Bakalım hangi kadın daha iyi tanıyor Adem'i?
Bölümün en can alıcı anlarından
bir diğeri ise Dilara ve Reyhan Hanım arasında geçen konuşmaydı. ‘Erkek
kısmının üstüne bu kadar gidilmez. Öyle her şeye car car yapılmaz.’ diyen ve
buna gerçekten inanan, bu inançla kendi hayatını mahvettiği yetmezmiş gibi
başka bir kadının daha hayatını bitirmekte hiçbir mahsur görmeyen Reyhan Hanım,
şiddetin sadece görünenden ibaret olmadığını, ne kadar sinsice içe işlediğini,
kadın erkek dinlemeden herkesten ve her yerden gelebileceğini bir kere daha
hatırlattı. Dilara’nın konu karşısındaki -ilk defa bu kadarını gördüğümüz- net
tavrı bir nebze de olsa içimi rahatlatsa da Adem’in değişip değişemeyeceğini
ilerleyen bölümlerde göreceğiz elbette. O kadar yaralı geçmiş bir çocukluk
üstüne sevdiği kadının ve tedavinin desteği ile annesine rağmen iyileşebilecek
mi acaba?

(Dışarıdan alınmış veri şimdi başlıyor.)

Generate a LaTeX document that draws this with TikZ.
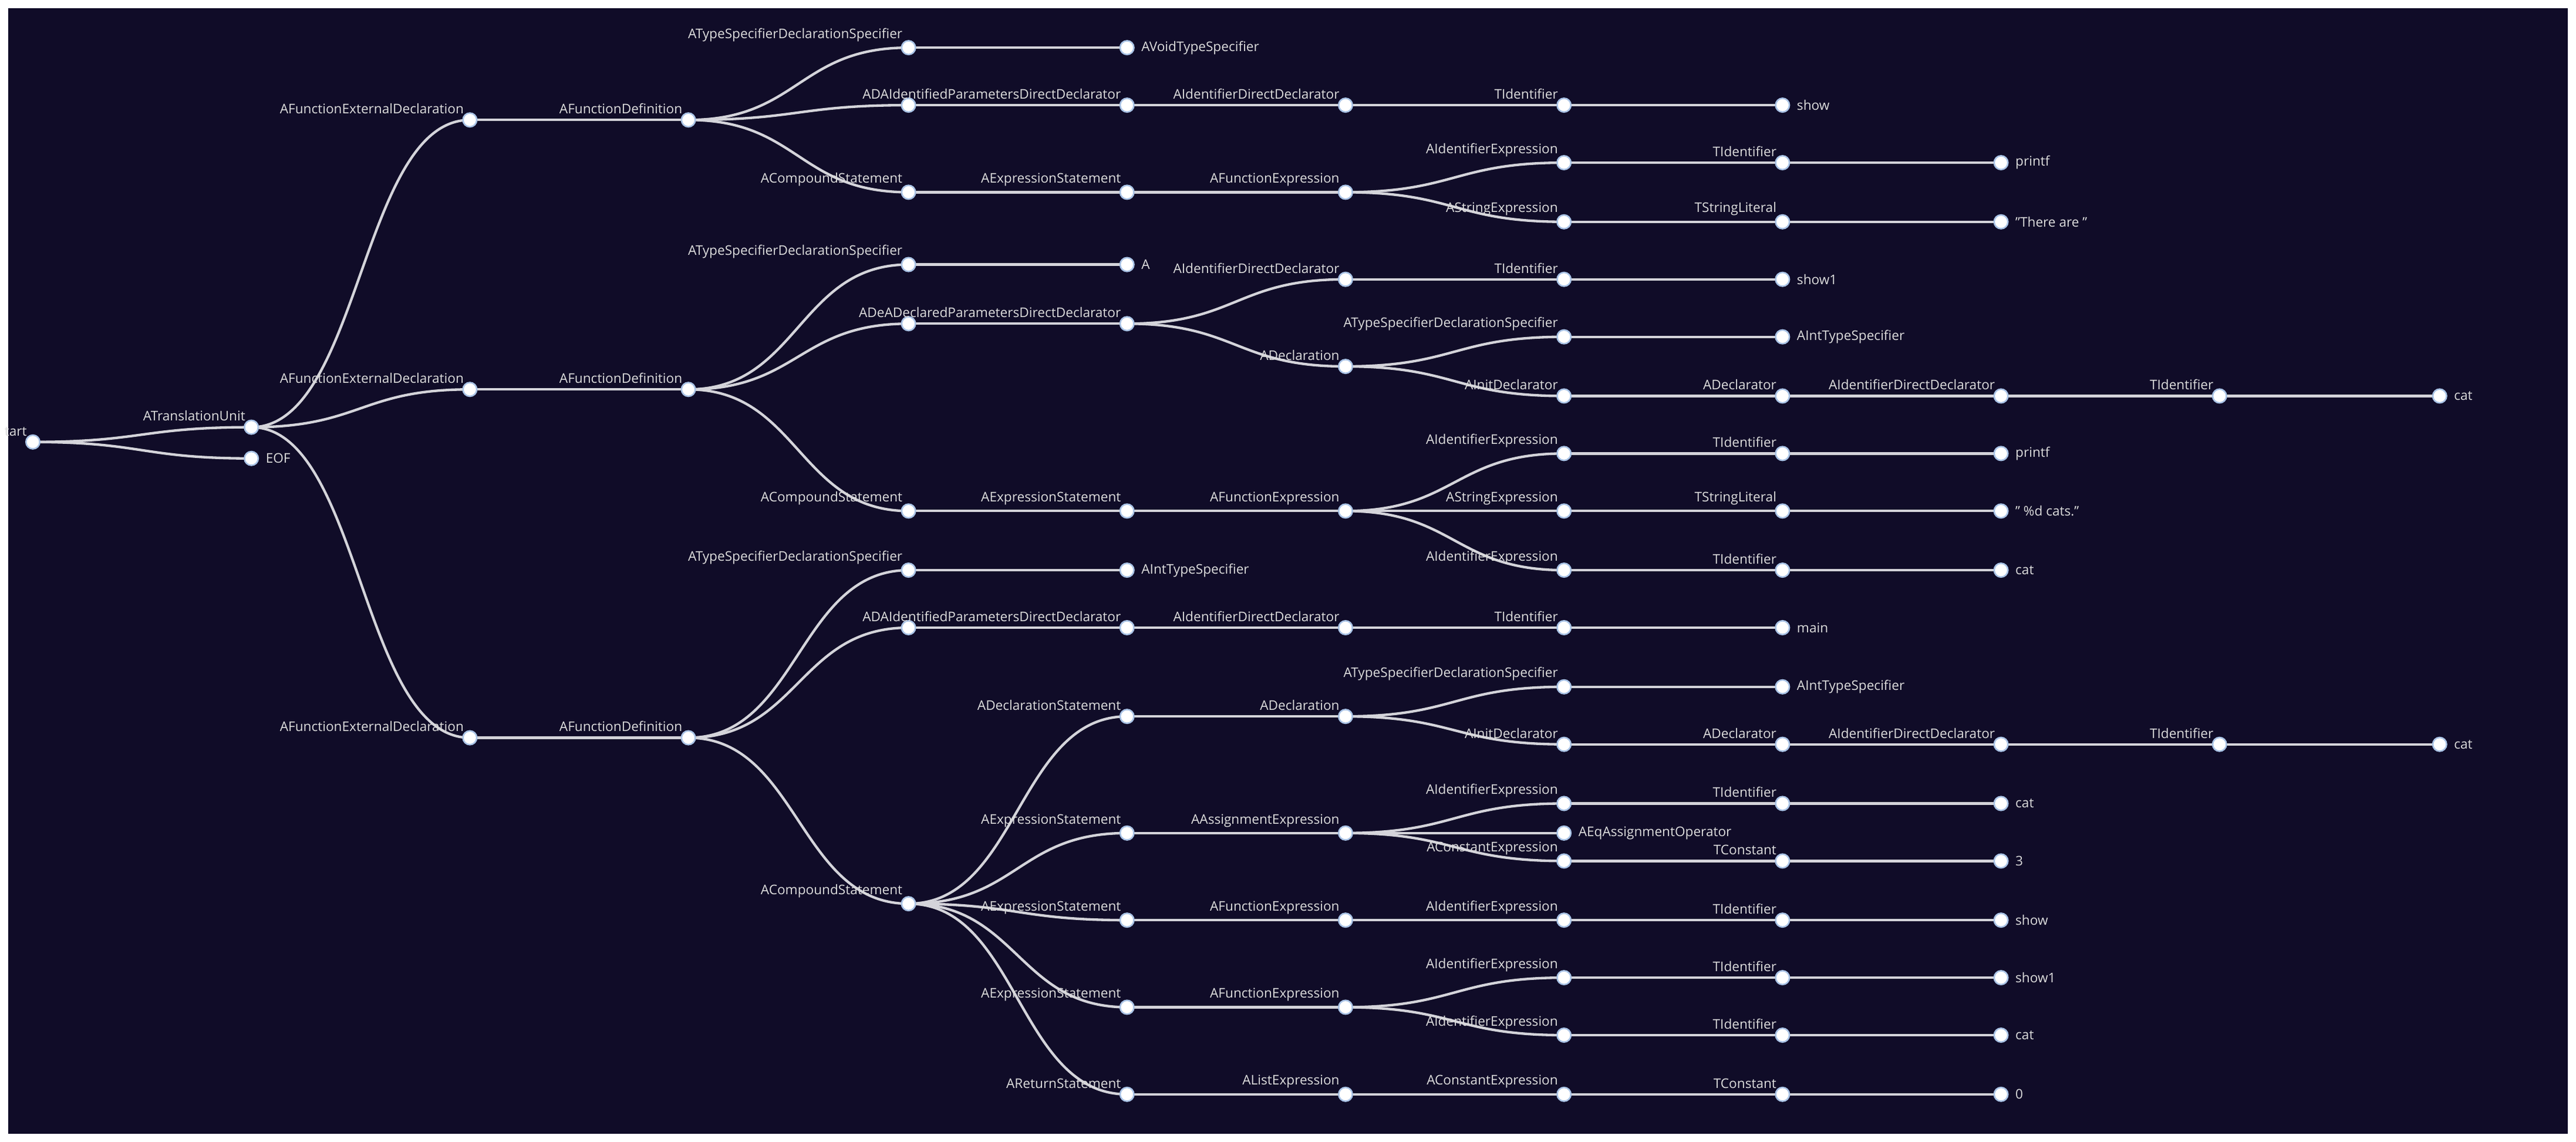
\documentclass[tikz,border=0pt]{standalone}
\usepackage{fontspec}
\setmainfont{Open Sans}
\usepackage{tikz}
\usetikzlibrary{calc}
\definecolor{bgnavy}{HTML}{100C28}
\definecolor{edgegray}{HTML}{D4D4DA}
\definecolor{dotblue}{HTML}{A9C3E6}
\definecolor{txtgray}{HTML}{DCDCDC}
\pgfdeclarelayer{bg}
\pgfsetlayers{bg,main}
\tikzset{
  dot/.style={circle, fill=white, draw=dotblue, line width=1.3pt, minimum size=0.42cm, inner sep=0pt},
  lbl/.style={font=\fontsize{11.5}{13}\selectfont, text=txtgray, inner sep=0pt},
  in/.style={dot, label={[lbl, anchor=south east, label distance=0.02cm]north west:#1}},
  lf/.style={dot, label={[lbl, anchor=west, label distance=0.2cm]right:#1}},
  edge/.style={draw=edgegray, line width=2.2pt}
}
\newcommand{\lnk}[2]{\draw[edge] let \p1=(#1), \p2=(#2) in (#1.center) .. controls ({0.5*\x1+0.5*\x2},\y1) and ({0.5*\x1+0.5*\x2},\y2) .. (#2.center);}
\begin{document}
\begin{tikzpicture}[x=0.05cm, y=-0.05cm]
        % Nodes
        \node (st) [in=tart] at (20,269) {};
        \node (tu) [in=ATranslationUnit] at (153,260) {};
        \node (eof) [lf=EOF] at (153,279) {};
        % first function
        \node (fa) [in=AFunctionExternalDeclaration] at (286,73) {};
        \node (fa1) [in=AFunctionDefinition] at (419,73) {};
        \node (fa2) [in=ATypeSpecifierDeclarationSpecifier] at (553,29) {};
        \node (fa3) [lf=AVoidTypeSpecifier] at (686,29) {};
        \node (fa4) [dot] at (553,64) {};
        \node (fa5) [in=ADAIdentifiedParametersDirectDeclarator] at (686,64) {};
        \node (fa6) [in=AIdentifierDirectDeclarator] at (819,64) {};
        \node (fa7) [in=TIdentifier] at (952,64) {};
        \node (fa8) [lf=show] at (1085,64) {};
        \node (fa9) [in=ACompoundStatement] at (553,117) {};
        \node (fa10) [in=AExpressionStatement] at (686,117) {};
        \node (fa11) [in=AFunctionExpression] at (819,117) {};
        \node (fa12) [in=AIdentifierExpression] at (952,99) {};
        \node (fa13) [in=TIdentifier] at (1085,99) {};
        \node (fa14) [lf=printf] at (1218,99) {};
        \node (fa15) [in=AStringExpression] at (952,135) {};
        \node (fa16) [in=TStringLiteral] at (1085,135) {};
        \node (fa17) [lf={"There are "}] at (1218,135) {};
        % second function
        \node (fb) [in=AFunctionExternalDeclaration] at (286,237) {};
        \node (fb1) [in=AFunctionDefinition] at (419,237) {};
        \node (fb2) [in=ATypeSpecifierDeclarationSpecifier] at (553,161) {};
        \node (fb3) [lf=A] at (686,161) {};
        \node (fb4) [dot] at (553,197) {};
        \node (fb5) [in=ADeADeclaredParametersDirectDeclarator] at (686,197) {};
        \node (fb6) [in=AIdentifierDirectDeclarator] at (819,170) {};
        \node (fb7) [in=TIdentifier] at (952,170) {};
        \node (fb8) [lf=show1] at (1085,170) {};
        \node (fb9) [in=ADeclaration] at (819,223) {};
        \node (fb10) [in=ATypeSpecifierDeclarationSpecifier] at (952,205) {};
        \node (fb11) [lf=AIntTypeSpecifier] at (1085,205) {};
        \node (fb12) [in=AInitDeclarator] at (952,241) {};
        \node (fb13) [in=ADeclarator] at (1085,241) {};
        \node (fb14) [in=AIdentifierDirectDeclarator] at (1218,241) {};
        \node (fb15) [in=TIdentifier] at (1351,241) {};
        \node (fb16) [lf=cat] at (1485,241) {};
        \node (fb17) [in=ACompoundStatement] at (553,311) {};
        \node (fb18) [in=AExpressionStatement] at (686,311) {};
        \node (fb19) [in=AFunctionExpression] at (819,311) {};
        \node (fb20) [in=AIdentifierExpression] at (952,276) {};
        \node (fb21) [in=TIdentifier] at (1085,276) {};
        \node (fb22) [lf=printf] at (1218,276) {};
        \node (fb23) [in=AStringExpression] at (952,311) {};
        \node (fb24) [in=TStringLiteral] at (1085,311) {};
        \node (fb25) [lf={" \%d cats."}] at (1218,311) {};
        \node (fb26) [in=AIdentifierExpression] at (952,347) {};
        \node (fb27) [in=TIdentifier] at (1085,347) {};
        \node (fb28) [lf=cat] at (1218,347) {};
        % main
        \node (fc) [in=AFunctionExternalDeclaration] at (286,449) {};
        \node (fc1) [in=AFunctionDefinition] at (419,449) {};
        \node (fc2) [in=ATypeSpecifierDeclarationSpecifier] at (553,347) {};
        \node (fc3) [lf=AIntTypeSpecifier] at (686,347) {};
        \node (fc4) [dot] at (553,382) {};
        \node (fc5) [in=ADAIdentifiedParametersDirectDeclarator] at (686,382) {};
        \node (fc6) [in=AIdentifierDirectDeclarator] at (819,382) {};
        \node (fc7) [in=TIdentifier] at (952,382) {};
        \node (fc8) [lf=main] at (1085,382) {};
        \node (fc9) [in=ACompoundStatement] at (553,550) {};
        \node (fc10) [in=ADeclarationStatement] at (686,436) {};
        \node (fc11) [in=ADeclaration] at (819,436) {};
        \node (fc12) [in=ATypeSpecifierDeclarationSpecifier] at (952,418) {};
        \node (fc13) [lf=AIntTypeSpecifier] at (1085,418) {};
        \node (fc14) [in=AInitDeclarator] at (952,453) {};
        \node (fc15) [in=ADeclarator] at (1085,453) {};
        \node (fc16) [in=AIdentifierDirectDeclarator] at (1218,453) {};
        \node (fc17) [in=TIdentifier] at (1351,453) {};
        \node (fc18) [lf=cat] at (1485,453) {};
        \node (fc19) [in=AExpressionStatement] at (686,507) {};
        \node (fc20) [in=AAssignmentExpression] at (819,507) {};
        \node (fc21) [in=AIdentifierExpression] at (952,489) {};
        \node (fc22) [in=TIdentifier] at (1085,489) {};
        \node (fc23) [lf=cat] at (1218,489) {};
        \node (fc24) [lf=AEqAssignmentOperator] at (952,507) {};
        \node (fc25) [in=AConstantExpression] at (952,524) {};
        \node (fc26) [in=TConstant] at (1085,524) {};
        \node (fc27) [lf=3] at (1218,524) {};
        \node (fc28) [in=AExpressionStatement] at (686,560) {};
        \node (fc29) [in=AFunctionExpression] at (819,560) {};
        \node (fc30) [in=AIdentifierExpression] at (952,560) {};
        \node (fc31) [in=TIdentifier] at (1085,560) {};
        \node (fc32) [lf=show] at (1218,560) {};
        \node (fc33) [in=AExpressionStatement] at (686,613) {};
        \node (fc34) [in=AFunctionExpression] at (819,613) {};
        \node (fc35) [in=AIdentifierExpression] at (952,595) {};
        \node (fc36) [in=TIdentifier] at (1085,595) {};
        \node (fc37) [lf=show1] at (1218,595) {};
        \node (fc38) [in=AIdentifierExpression] at (952,630) {};
        \node (fc39) [in=TIdentifier] at (1085,630) {};
        \node (fc40) [lf=cat] at (1218,630) {};
        \node (fc41) [in=AReturnStatement] at (686,666) {};
        \node (fc42) [in=AListExpression] at (819,666) {};
        \node (fc43) [in=AConstantExpression] at (952,666) {};
        \node (fc44) [in=TConstant] at (1085,666) {};
        \node (fc45) [lf=0] at (1218,666) {};

        % Links
        \begin{pgfonlayer}{bg}
        \fill[white] (0,0) rectangle (1568,695);
        \fill[bgnavy] (5,5) rectangle (1563,690);
        \lnk{st}{tu} \lnk{st}{eof}
        \foreach \c in {fa,fb,fc} {\lnk{tu}{\c} \lnk{\c}{\c1}}
        \foreach \a/\b in {fa1/fa2, fa2/fa3, fa1/fa4, fa4/fa5, fa5/fa6, fa6/fa7, fa7/fa8,
            fa1/fa9, fa9/fa10, fa10/fa11, fa11/fa12, fa12/fa13, fa13/fa14, fa11/fa15, fa15/fa16, fa16/fa17,
            fb1/fb2, fb2/fb3, fb1/fb4, fb4/fb5, fb5/fb6, fb6/fb7, fb7/fb8, fb5/fb9, fb9/fb10, fb10/fb11,
            fb9/fb12, fb12/fb13, fb13/fb14, fb14/fb15, fb15/fb16, fb1/fb17, fb17/fb18, fb18/fb19,
            fb19/fb20, fb20/fb21, fb21/fb22, fb19/fb23, fb23/fb24, fb24/fb25, fb19/fb26, fb26/fb27, fb27/fb28,
            fc1/fc2, fc2/fc3, fc1/fc4, fc4/fc5, fc5/fc6, fc6/fc7, fc7/fc8, fc1/fc9, fc9/fc10, fc10/fc11,
            fc11/fc12, fc12/fc13, fc11/fc14, fc14/fc15, fc15/fc16, fc16/fc17, fc17/fc18,
            fc9/fc19, fc19/fc20, fc20/fc21, fc21/fc22, fc22/fc23, fc20/fc24, fc20/fc25, fc25/fc26, fc26/fc27,
            fc9/fc28, fc28/fc29, fc29/fc30, fc30/fc31, fc31/fc32, fc9/fc33, fc33/fc34, fc34/fc35, fc35/fc36,
            fc36/fc37, fc34/fc38, fc38/fc39, fc39/fc40, fc9/fc41, fc41/fc42, fc42/fc43, fc43/fc44, fc44/fc45}
            {\lnk{\a}{\b}}
        \end{pgfonlayer}
\end{tikzpicture}
\end{document}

Dünyada evladının iyiliğini bir anneden daha çok kimse isteyemez
elbette ama işte bazen böyle farkında bile olmadan zarar veriyor ona.
Sen nerede yanlış yaptın?
Fikret’in Dilara’yı sevmeyi yavaş
yavaş bırakması bölümde en çok sevindiğim konulardan biri oldu. İlgi görmenin,
sevilmenin, özen gösterilmenin dünya üstünde sadece İpek’e tanınmış haklar
olmadığının farkına varması her ne kadar görünürde Esra sayesinde olduysa da
asıl sebep bundan çok daha derin bence. Şimdi
İpek düşünsün.
Don't mimik that much
Gelelim Can ve Begüm’e. Özge
Borak’ın aşırı mimikli oyunculuğu (Aslı İnandık skeçlerine benziyor bazen) ile
şahsımda iyice itici bir yer edinmiş Begüm, dizinin en sevimsiz ikinci
karakteri Can ile aşka düştü düşeli pek mutlu. Can’ın asıl peşinde olduğu şeyin
ne olduğu diziye katıldığı andan beri benim için hala muamma, umarım Begüm bunu
anlayabilir.
Bölümün şuursuzu, Emir’le diye
çıktığı kampa Begüm’ün de geldiğini Süreyya’ya söylemeyen Faruk’tu elbette.
Edilen onca kavganın üzerine bunu Süreyya’ya söylemeye gerek bile duymaması iyi
niyet sınırlarını çok zorlayan bir durum. Bakalım Süreyya bunu nasıl
karşılayacak? İzleyelim, görelim. İyi seyirler dilerim.